The measures have been carefully considered to ensure that they support and maintain the safe and clinically appropriate use of opioids without restricting prescribers from accessing them for their patients when needed. These actions are also similar to activities that have been undertaken in other countries, for example the United States and Canada.

When will these changes come into effect?

New smaller pack sizes were registered from February 2020. The fentanyl indication changes came into effect in the first half of 2020. Due to the large number of opioid products on the Australian market the other changes will be phased in subsequently.

Research that informed our communication projectsTo inform a broader communication and awareness raising campaign, the TGA commissioned ORIMA Research to conduct communication developmental research, on behalf of the Department. The research found that:

  • 18% of current opioid consumers did not recognise the term 'opioids', and only half (53%) were aware that they were taking an opioid medication. Just 2% of current consumer respondents were able to identify all of the prescription opioid medications.
  • Only 17% of current opioid consumers reported that they were using prescription opioids in a safe and effective way, and they were not dependent on their medication.
  • Quality, consistency, reach and timing of prescriber information provision contributes to safe and effective use of opioids (including reduced dependency).
  • 54% of consumers were taking prescription opioids to treat chronic non cancer pain, with 64% prescribed Codeine, 22% Oxycodone and 21% Tramadol.
  • 73% of consumers were prescribed their opioid medication by a GP and they are seen as an important trusted source with significant influence.
  • Only half of consumers (56%) felt they were using opioids safely and around one-third of current consumers (30%) felt they were dependent on their opioid medication.

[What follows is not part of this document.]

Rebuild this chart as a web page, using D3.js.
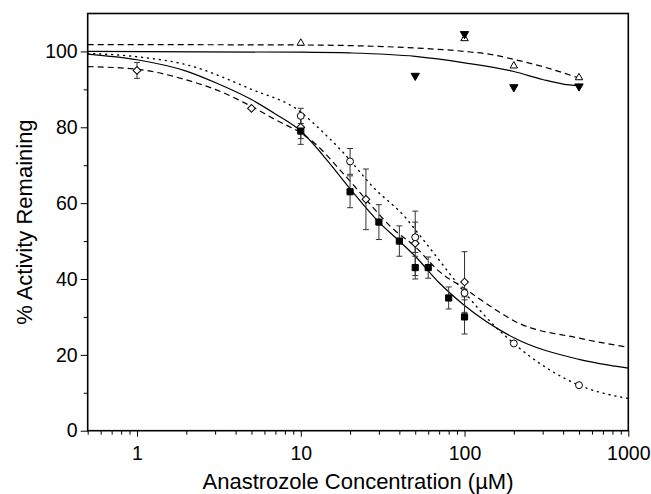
<!DOCTYPE html>
<html>
<head>
<meta charset="utf-8">
<script src="https://cdn.jsdelivr.net/npm/d3@7"></script>
<style>
    body { margin: 0; background: #fff; }
    #chart-area { width: 651px; height: 494px; }
    text { font-family: "Liberation Sans", Arial, sans-serif; fill: #000; }
</style>
</head>
<body>
<div id="chart-area"></div>
<script>

// measured points: concentration (uM), % activity remaining, error (+/-)
const squareConc = [10, 20, 30, 40, 50, 60, 80, 100];
const squareAct  = [79, 63, 55, 50, 43, 43, 35, 30];
const squareErr  = [3.5, 4.2, 4.6, 4, 3, 2.8, 2.9, 4.5];

const circleConc = [10, 20, 50, 100, 200, 500];
const circleAct  = [83, 71, 51, 36.3, 23, 12];
const circleErr  = [2, 3.4, 4, 1, 0, 0];

const diamondConc = [1, 5, 10, 25, 50, 100];
const diamondAct  = [95, 85, 80, 61, 49.4, 39.2];
const diamondErr  = [2.1, 0, 3, 8, 8.5, 8];

const triUpConc = [10, 100, 200, 500];
const triUpAct  = [102.2, 103.4, 96.2, 93.1];

const triDownConc = [50, 100, 200, 500];
const triDownAct  = [93.6, 104.6, 90.6, 90.8];

// fitted curves, sampled off the figure
const fitSolidConc = [0.5, 1, 2, 3, 5, 7, 10, 15, 20, 30, 40, 50, 70, 100, 200, 500, 1000];
const fitSolidAct  = [99.3, 97.8, 94.8, 91.8, 87.3, 83.5, 79, 70.5, 63.8, 55, 50, 46, 39, 33, 24.5, 18.8, 16.5];

const fitDottedConc = [0.5, 1, 2, 5, 10, 12, 18, 28, 44, 50, 58, 100, 135, 200, 500, 1000];
const fitDottedAct  = [99.5, 98.6, 96.5, 90, 84, 81, 73.5, 64, 56, 53, 49.5, 36.5, 30, 23, 12, 8.5];

const fitDashedConc = [0.5, 1, 2, 3, 5, 7, 10, 12, 18, 25, 36, 50, 70, 100, 160, 200, 500, 1000];
const fitDashedAct  = [96, 95.3, 92.5, 90, 85.5, 82, 78.5, 76, 68, 61, 53.5, 48.5, 42, 37.5, 31.5, 29, 24.4, 22];

const fitTopDashedConc = [0.5, 10, 50, 100, 150, 200, 300, 500];
const fitTopDashedAct  = [101.8, 101.7, 100.9, 100, 99.1, 97.9, 96, 93];

const fitTopSolidConc = [0.5, 10, 20, 50, 100, 200, 300, 400, 500];
const fitTopSolidAct  = [100, 99.8, 99.6, 98.7, 97, 94.7, 92.6, 91.4, 91];

// axes
const xMajorTicks = [1, 10, 100, 1000];
const xMinorTicks = [0.5, 0.6, 0.7, 0.8, 0.9, 2, 3, 4, 5, 6, 7, 8, 9, 20, 30, 40, 50, 60, 70, 80, 90, 200, 300, 400, 500, 600, 700, 800, 900];
const yMajorTicks = [0, 20, 40, 60, 80, 100];
const yMinorTicks = [10, 30, 50, 70, 90];

const xTitle = "Anastrozole Concentration (\u00B5M)";
const yTitle = "% Activity Remaining";

function zipPoints(conc, act, err) {
    return conc.map((c, i) => ({conc: c, act: act[i], err: err ? err[i] : 0}));
}

class DoseResponseVis {

    constructor(parentElement) {
        this.parentElement = parentElement;
        this.initVis();
    }

    initVis() {
        let vis = this;

        vis.margin = {top: 13.5, right: 22.7, bottom: 63.3, left: 87.7};
        vis.width = 651 - vis.margin.left - vis.margin.right;
        vis.height = 494 - vis.margin.top - vis.margin.bottom;

        vis.svg = d3.select("#" + vis.parentElement).append("svg")
            .attr("width", 651)
            .attr("height", 494)
            .append("g")
            .attr("transform", `translate(${vis.margin.left}, ${vis.margin.top})`);

        vis.x = d3.scaleLog().domain([0.5, 1000]).range([0, vis.width]);
        vis.y = d3.scaleLinear().domain([0, 110]).range([vis.height, 0]);

        // minor ticks first, major on top
        vis.svg.append("g")
            .attr("class", "x-minor")
            .attr("transform", `translate(0, ${vis.height})`)
            .call(d3.axisBottom(vis.x).tickValues(xMinorTicks).tickFormat("").tickSize(4).tickSizeOuter(0));

        vis.svg.append("g")
            .attr("class", "x-axis")
            .attr("transform", `translate(0, ${vis.height})`)
            .call(d3.axisBottom(vis.x).tickValues(xMajorTicks).tickFormat(d3.format("d")).tickSize(6).tickPadding(9).tickSizeOuter(0));

        vis.svg.append("g")
            .attr("class", "y-minor")
            .call(d3.axisLeft(vis.y).tickValues(yMinorTicks).tickFormat("").tickSize(4).tickSizeOuter(0));

        vis.svg.append("g")
            .attr("class", "y-axis")
            .call(d3.axisLeft(vis.y).tickValues(yMajorTicks).tickSize(7).tickPadding(3).tickSizeOuter(0));

        vis.svg.selectAll(".x-axis text, .y-axis text")
            .style("font-size", "19.5px")
            .style("font-family", "'Liberation Sans', Arial, sans-serif");
        vis.svg.selectAll(".domain").remove();
        vis.svg.selectAll(".tick line").attr("stroke", "#000").attr("stroke-width", 1);

        // frame
        vis.svg.append("rect")
            .attr("width", vis.width)
            .attr("height", vis.height)
            .attr("fill", "none")
            .attr("stroke", "#000")
            .attr("stroke-width", 1.6);

        // axis titles
        vis.svg.append("text")
            .attr("x", vis.width / 2)
            .attr("y", vis.height + 58)
            .attr("text-anchor", "middle")
            .style("font-size", "22px")
            .text(xTitle);

        vis.svg.append("text")
            .attr("transform", `translate(${-56}, ${vis.height / 2}) rotate(-90)`)
            .attr("text-anchor", "middle")
            .style("font-size", "22px")
            .text(yTitle);

        vis.wrangleData();
    }

    wrangleData() {
        let vis = this;

        vis.curves = [
            {pts: zipPoints(fitTopDashedConc, fitTopDashedAct), dash: "6,4"},
            {pts: zipPoints(fitTopSolidConc, fitTopSolidAct), dash: null},
            {pts: zipPoints(fitDashedConc, fitDashedAct), dash: "6,4"},
            {pts: zipPoints(fitDottedConc, fitDottedAct), dash: "1,5"},
            {pts: zipPoints(fitSolidConc, fitSolidAct), dash: null}
        ];

        vis.series = [
            {pts: zipPoints(diamondConc, diamondAct, diamondErr), shape: "diamond", fill: "#fff"},
            {pts: zipPoints(circleConc, circleAct, circleErr), shape: "circle", fill: "#fff"},
            {pts: zipPoints(squareConc, squareAct, squareErr), shape: "square", fill: "#000"},
            {pts: zipPoints(triUpConc, triUpAct), shape: "up", fill: "#fff"},
            {pts: zipPoints(triDownConc, triDownAct), shape: "down", fill: "#000"}
        ];

        vis.updateVis();
    }

    updateVis() {
        let vis = this;

        let line = d3.line()
            .x(d => vis.x(d.conc))
            .y(d => vis.y(d.act))
            .curve(d3.curveMonotoneX);

        vis.svg.selectAll(".fit")
            .data(vis.curves)
            .enter()
            .append("path")
            .attr("class", "fit")
            .attr("d", d => line(d.pts))
            .attr("fill", "none")
            .attr("stroke", "#000")
            .attr("stroke-width", d => d.dash === "1,5" ? 1.4 : 1.2)
            .attr("stroke-linecap", d => d.dash === "1,5" ? "round" : "butt")
            .attr("stroke-dasharray", d => d.dash);

        // error bars
        let errData = vis.series.flatMap(s => s.pts.filter(p => p.err > 0));
        let errG = vis.svg.selectAll(".err")
            .data(errData)
            .enter()
            .append("g")
            .attr("class", "err")
            .attr("stroke", "#333")
            .attr("stroke-width", 1);

        errG.append("line")
            .attr("x1", d => vis.x(d.conc)).attr("x2", d => vis.x(d.conc))
            .attr("y1", d => vis.y(d.act - d.err)).attr("y2", d => vis.y(d.act + d.err));
        errG.append("line")
            .attr("x1", d => vis.x(d.conc) - 3).attr("x2", d => vis.x(d.conc) + 3)
            .attr("y1", d => vis.y(d.act + d.err)).attr("y2", d => vis.y(d.act + d.err));
        errG.append("line")
            .attr("x1", d => vis.x(d.conc) - 3).attr("x2", d => vis.x(d.conc) + 3)
            .attr("y1", d => vis.y(d.act - d.err)).attr("y2", d => vis.y(d.act - d.err));

        let symbols = {
            square: {type: d3.symbolSquare, size: 38, rot: 0},
            circle: {type: d3.symbolCircle, size: 38, rot: 0},
            diamond: {type: d3.symbolSquare, size: 30, rot: 45},
            up: {type: d3.symbolTriangle, size: 24, rot: 0},
            down: {type: d3.symbolTriangle, size: 30, rot: 180}
        };

        vis.series.forEach(s => {
            let sym = symbols[s.shape];
            vis.svg.selectAll(`.pt-${s.shape}`)
                .data(s.pts)
                .enter()
                .append("path")
                .attr("class", `pt-${s.shape}`)
                .attr("d", d3.symbol().type(sym.type).size(sym.size))
                .attr("transform", d => `translate(${vis.x(d.conc)}, ${vis.y(d.act)}) rotate(${sym.rot})`)
                .attr("fill", s.fill)
                .attr("stroke", "#000")
                .attr("stroke-width", 1);
        });
    }
}

new DoseResponseVis("chart-area");

</script>
</body>
</html>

The full results from the research are available in the report.

Communication developmental research on prescription opioids

ORIMA Research was commissioned to conduct communication developmental research, on behalf of the Department. The results of this research has informed the consumer and health professional communication activities for the opioid regulatory reforms.

What should I do with prescription opioids that I don't use anymore?

You should return unused opioids to your local pharmacy. The TGA website has more information about Safe disposal of unwanted medicines.

Who was involved in TGA's reviews?

The TGA's team of doctors, pharmacists and other medicines specialists received advice from the Opioid Regulatory Advisory Group (ORAG).

Organisations represented on ORAG included: Australian and New Zealand Society of Palliative Medicine, PainAustralia, the Australian and New Zealand College of Anaesthetists Faculty of Pain Medicine, Royal Melbourne Hospital, the Australian Medical Association, Palliative Care Australia, University of Western Australia, the Royal Australasian College of Physicians, Australian Commission on Safety and Quality in Health Care, Tasmanian Health Services, Society of Hospital Pharmacists of Australia, Pharmaceutical Society of Australia, and the Royal Australian College of General Practitioners.